> _PROBLEM DETAILS_
Count every line of the listing where the string "diagram" occurs, and reply with the count alone.

> _THE INPUT_
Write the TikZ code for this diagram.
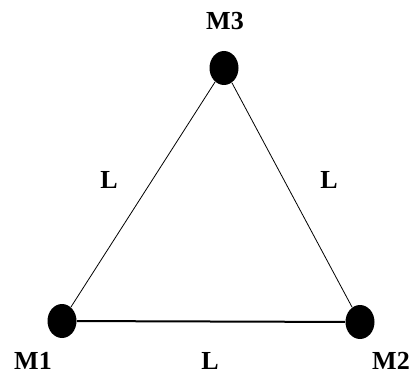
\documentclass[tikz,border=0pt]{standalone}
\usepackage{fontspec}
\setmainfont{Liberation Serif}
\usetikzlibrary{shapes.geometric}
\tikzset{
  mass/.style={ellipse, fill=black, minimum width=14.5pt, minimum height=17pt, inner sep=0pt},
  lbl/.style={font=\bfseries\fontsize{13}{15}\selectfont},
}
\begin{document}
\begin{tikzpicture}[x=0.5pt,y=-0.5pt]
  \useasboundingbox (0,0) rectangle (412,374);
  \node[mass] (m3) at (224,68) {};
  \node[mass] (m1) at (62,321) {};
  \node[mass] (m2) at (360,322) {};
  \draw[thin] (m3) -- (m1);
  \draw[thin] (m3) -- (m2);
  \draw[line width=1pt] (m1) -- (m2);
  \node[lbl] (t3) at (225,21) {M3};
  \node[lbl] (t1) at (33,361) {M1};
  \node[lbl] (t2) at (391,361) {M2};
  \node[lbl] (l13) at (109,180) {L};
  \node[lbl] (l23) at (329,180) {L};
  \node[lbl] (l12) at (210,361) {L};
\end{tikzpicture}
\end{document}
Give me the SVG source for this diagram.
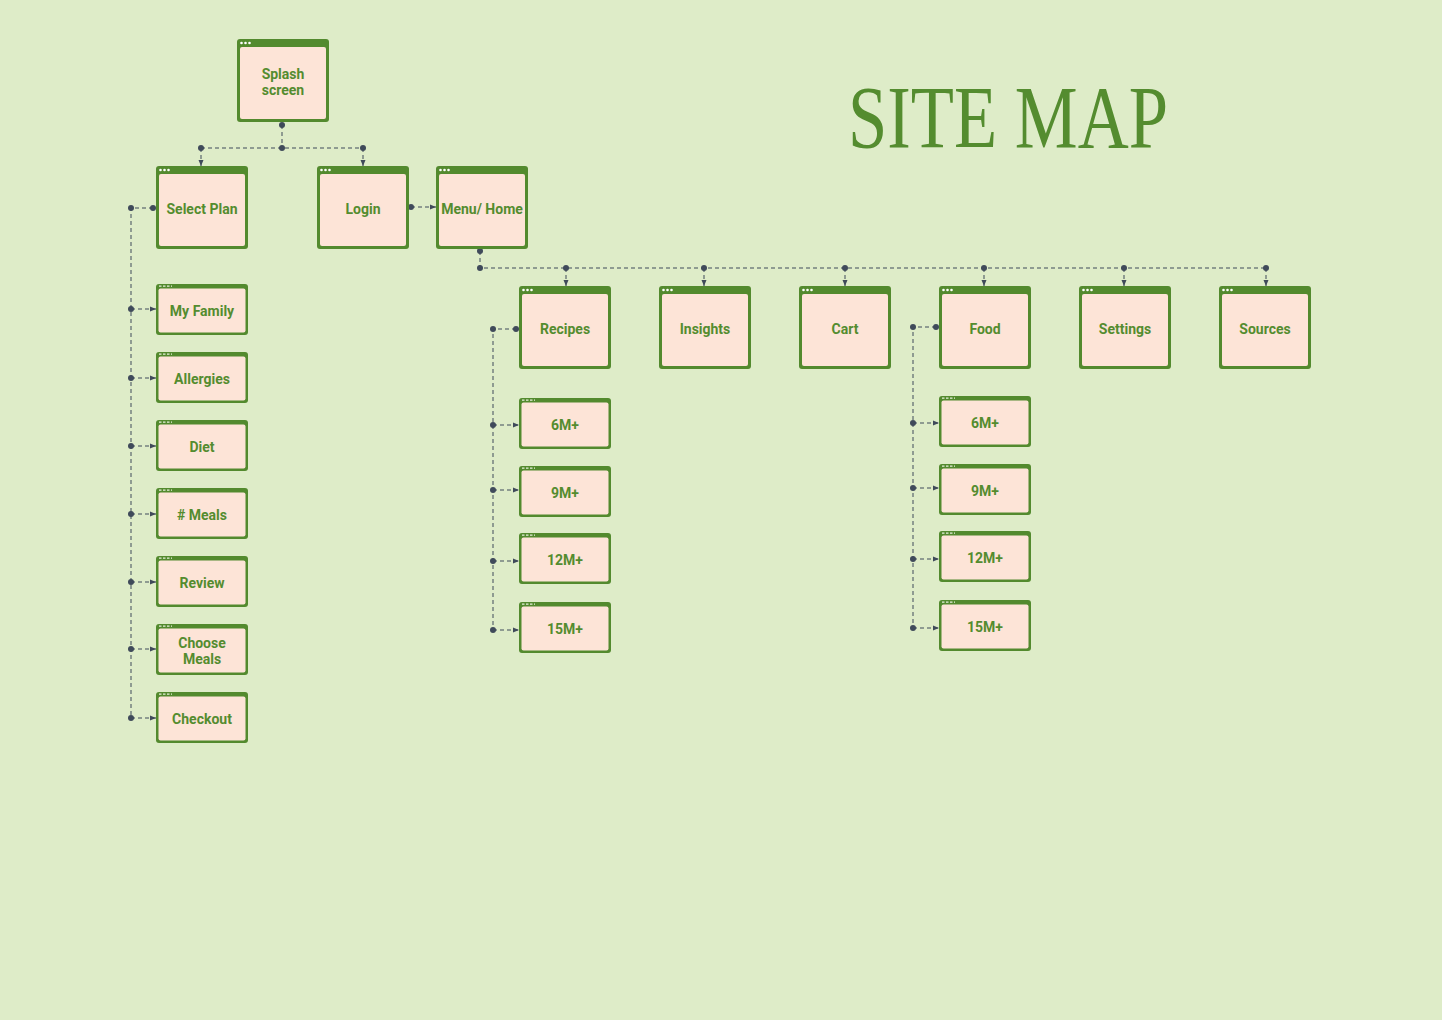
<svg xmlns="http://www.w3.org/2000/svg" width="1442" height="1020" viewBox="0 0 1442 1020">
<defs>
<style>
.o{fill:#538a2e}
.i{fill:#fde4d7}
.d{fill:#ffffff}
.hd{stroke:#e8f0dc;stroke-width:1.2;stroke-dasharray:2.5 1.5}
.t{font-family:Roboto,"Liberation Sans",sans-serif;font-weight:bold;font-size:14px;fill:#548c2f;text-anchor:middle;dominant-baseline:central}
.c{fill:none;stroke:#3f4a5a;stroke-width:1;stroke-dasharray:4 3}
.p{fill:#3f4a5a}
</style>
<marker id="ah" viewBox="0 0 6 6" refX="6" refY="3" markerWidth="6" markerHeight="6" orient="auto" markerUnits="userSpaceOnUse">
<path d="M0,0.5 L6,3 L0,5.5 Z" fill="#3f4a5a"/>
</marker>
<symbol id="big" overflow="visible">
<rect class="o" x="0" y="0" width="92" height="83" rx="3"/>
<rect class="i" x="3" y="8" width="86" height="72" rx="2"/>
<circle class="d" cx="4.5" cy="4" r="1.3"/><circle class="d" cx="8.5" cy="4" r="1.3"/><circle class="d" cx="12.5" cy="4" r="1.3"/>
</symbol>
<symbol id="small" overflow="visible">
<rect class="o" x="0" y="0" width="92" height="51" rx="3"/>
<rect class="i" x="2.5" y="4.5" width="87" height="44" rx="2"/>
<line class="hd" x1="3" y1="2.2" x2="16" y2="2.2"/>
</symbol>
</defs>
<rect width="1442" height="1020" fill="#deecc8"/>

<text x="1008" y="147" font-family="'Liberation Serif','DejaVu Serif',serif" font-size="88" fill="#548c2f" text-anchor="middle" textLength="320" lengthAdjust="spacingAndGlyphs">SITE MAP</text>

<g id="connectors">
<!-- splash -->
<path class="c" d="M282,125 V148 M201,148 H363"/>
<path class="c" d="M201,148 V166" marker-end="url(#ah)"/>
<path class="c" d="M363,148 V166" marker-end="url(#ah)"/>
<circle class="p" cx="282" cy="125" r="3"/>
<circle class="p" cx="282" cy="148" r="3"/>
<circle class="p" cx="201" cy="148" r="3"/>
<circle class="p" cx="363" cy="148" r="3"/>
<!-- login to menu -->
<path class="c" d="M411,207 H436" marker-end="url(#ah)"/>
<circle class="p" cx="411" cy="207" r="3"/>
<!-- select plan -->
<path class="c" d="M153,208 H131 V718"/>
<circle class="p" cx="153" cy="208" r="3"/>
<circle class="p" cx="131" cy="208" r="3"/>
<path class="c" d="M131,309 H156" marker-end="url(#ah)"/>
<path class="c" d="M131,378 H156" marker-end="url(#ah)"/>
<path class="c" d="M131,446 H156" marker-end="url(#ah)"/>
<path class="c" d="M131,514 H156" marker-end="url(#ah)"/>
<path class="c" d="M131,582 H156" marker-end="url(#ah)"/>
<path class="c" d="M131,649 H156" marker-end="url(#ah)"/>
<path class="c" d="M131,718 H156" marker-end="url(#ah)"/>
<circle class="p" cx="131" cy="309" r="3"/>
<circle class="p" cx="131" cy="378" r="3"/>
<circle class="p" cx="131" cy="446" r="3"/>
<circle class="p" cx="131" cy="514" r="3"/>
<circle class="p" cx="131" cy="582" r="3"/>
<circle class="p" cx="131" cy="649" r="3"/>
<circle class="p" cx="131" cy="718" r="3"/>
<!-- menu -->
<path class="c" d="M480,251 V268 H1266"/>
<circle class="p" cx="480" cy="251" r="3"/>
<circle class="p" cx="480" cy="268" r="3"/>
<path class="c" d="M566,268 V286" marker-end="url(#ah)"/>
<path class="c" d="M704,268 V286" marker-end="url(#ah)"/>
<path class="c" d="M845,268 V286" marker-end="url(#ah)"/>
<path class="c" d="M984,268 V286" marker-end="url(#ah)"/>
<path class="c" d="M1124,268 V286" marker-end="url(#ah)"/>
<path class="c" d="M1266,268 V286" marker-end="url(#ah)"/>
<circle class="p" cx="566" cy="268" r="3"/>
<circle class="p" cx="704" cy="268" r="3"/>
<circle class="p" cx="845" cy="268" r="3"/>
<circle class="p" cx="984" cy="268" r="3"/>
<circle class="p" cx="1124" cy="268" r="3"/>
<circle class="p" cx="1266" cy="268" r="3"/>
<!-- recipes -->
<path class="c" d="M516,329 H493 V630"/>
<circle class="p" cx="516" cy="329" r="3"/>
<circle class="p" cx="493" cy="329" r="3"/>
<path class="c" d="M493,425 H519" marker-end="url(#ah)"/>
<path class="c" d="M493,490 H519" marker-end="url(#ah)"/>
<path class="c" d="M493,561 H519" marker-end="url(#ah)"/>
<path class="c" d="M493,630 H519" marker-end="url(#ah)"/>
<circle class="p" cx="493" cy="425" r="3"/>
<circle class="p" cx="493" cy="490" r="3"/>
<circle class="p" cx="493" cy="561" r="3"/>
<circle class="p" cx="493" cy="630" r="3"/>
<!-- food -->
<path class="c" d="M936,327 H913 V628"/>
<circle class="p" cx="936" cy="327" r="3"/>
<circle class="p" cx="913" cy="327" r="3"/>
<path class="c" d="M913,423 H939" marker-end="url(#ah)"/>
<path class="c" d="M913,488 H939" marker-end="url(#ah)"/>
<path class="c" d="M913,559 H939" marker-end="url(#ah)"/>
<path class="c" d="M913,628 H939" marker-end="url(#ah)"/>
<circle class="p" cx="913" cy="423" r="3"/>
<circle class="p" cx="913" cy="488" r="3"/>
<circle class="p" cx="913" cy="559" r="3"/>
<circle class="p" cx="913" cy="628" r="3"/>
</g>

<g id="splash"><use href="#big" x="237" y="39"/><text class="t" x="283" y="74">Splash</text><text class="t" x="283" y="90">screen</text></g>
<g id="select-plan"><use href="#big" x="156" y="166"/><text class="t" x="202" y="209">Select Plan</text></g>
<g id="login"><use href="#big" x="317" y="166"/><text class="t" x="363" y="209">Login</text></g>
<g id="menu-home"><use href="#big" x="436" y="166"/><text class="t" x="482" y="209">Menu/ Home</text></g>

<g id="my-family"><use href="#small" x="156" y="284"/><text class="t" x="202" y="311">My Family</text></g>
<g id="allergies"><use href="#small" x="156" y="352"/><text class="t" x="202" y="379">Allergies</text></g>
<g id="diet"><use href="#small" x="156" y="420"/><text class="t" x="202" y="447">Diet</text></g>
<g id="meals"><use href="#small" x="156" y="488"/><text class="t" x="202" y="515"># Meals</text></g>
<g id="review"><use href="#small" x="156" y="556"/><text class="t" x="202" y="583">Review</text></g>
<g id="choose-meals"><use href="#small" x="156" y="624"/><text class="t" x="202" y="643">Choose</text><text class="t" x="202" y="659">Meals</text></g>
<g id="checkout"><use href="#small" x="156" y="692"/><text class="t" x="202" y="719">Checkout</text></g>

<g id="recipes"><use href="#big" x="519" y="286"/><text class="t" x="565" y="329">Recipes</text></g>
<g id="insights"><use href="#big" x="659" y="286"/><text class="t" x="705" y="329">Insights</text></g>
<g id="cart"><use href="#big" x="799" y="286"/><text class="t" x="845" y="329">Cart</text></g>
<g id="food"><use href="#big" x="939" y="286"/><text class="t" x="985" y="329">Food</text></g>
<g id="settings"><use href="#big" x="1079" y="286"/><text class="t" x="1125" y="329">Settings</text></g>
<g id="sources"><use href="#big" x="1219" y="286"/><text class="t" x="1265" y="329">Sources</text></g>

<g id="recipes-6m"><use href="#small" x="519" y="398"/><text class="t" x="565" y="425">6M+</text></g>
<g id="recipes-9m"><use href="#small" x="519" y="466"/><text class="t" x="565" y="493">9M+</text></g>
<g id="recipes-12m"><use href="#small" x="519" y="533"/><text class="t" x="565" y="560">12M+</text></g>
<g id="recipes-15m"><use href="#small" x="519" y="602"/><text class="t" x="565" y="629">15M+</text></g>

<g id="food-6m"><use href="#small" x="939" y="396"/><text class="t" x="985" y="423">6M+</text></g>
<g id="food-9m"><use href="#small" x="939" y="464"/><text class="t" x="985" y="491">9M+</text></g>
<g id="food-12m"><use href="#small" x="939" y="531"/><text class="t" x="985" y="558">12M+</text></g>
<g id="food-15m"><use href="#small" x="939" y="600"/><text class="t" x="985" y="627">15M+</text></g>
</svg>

> _OUTPUT BELOW_
2